Postecoglou himself put it plainly: "When you look at the expenditure, particularly in the wage structure, they're not a big club." He wanted Pedro Neto, Bryan Mbeumo, Antoine Semenyo, Marc Guéhi. He got Archie Gray, Wilson Odobert, and Lucas Bergvall. Good players, maybe, for 2028. Useless for now.

The financial reality of going down

Spurs' wage bill sits at £222 million — roughly half of Manchester City's £413 million. Their wages-to-revenue ratio is just 42%, lower than Aston Villa (71%) and Newcastle (68%). The club recorded the third-largest pre-tax loss in European football last season at £129 million, despite generating a record £580 million in turnover. Net debt stands at £772.5 million. Reserves dropped from £198 million to £79 million in a single year.

CEO Vinai Venkatesham — recruited from Arsenal less than twelve months ago — has already warned the fan advisory board about Financial Fair Play compliance. Relegation would be catastrophic in that context. Last season Spurs earned £127.8 million in Premier League prize money. Parachute payments drop from £48.95 million in year one to £17.8 million by year three, while EFL broadcast income adds just £5.7 million annually. Villa, Sunderland, and Leeds all had to close stadium sections after going down because they couldn't fill the seats.

That last comparison stings most. Leeds were relegated in 2004 — the biggest club to go down in the Premier League era at that point. They didn't return to the top flight for 16 years. Paul Robinson, who was in that Leeds squad, doesn't think the parallel is comforting for anyone in N17.

"I think it would be more alarming and an even bigger story than Leeds if Spurs go down," Robinson said. "When a team is going down, players know they will be leaving. That's what relegation brings — the initial destruction, and then the fight to come back. It's not easy to do that."

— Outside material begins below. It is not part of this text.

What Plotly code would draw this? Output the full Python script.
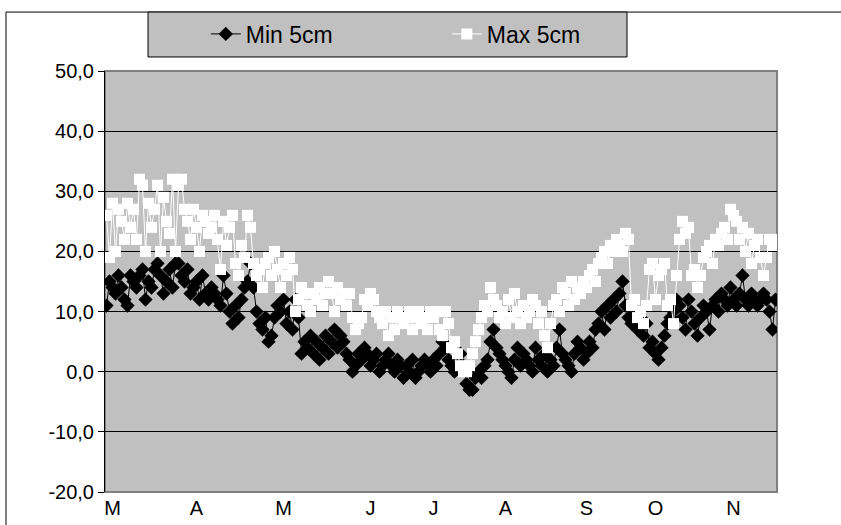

Spurs fans planning a pre-Forest protest abandoned it in favour of a show of support — flares, crowds, noise around the team bus. The result was still 3-0. For any relegation market calculation, that sequence of events matters: a squad that couldn't respond to its own supporters' unified backing is not a squad that suddenly finds form under pressure.

The last time Spurs were relegated was 1977. They came back after one season. The world was different then. There was no £100 million financial cliff edge, no player release clauses triggered by relegation, no global sponsorship deals at stake. The version of this that arrives in 2026 would be nothing like that. And the club may already be too financially stretched to fight its way back quickly.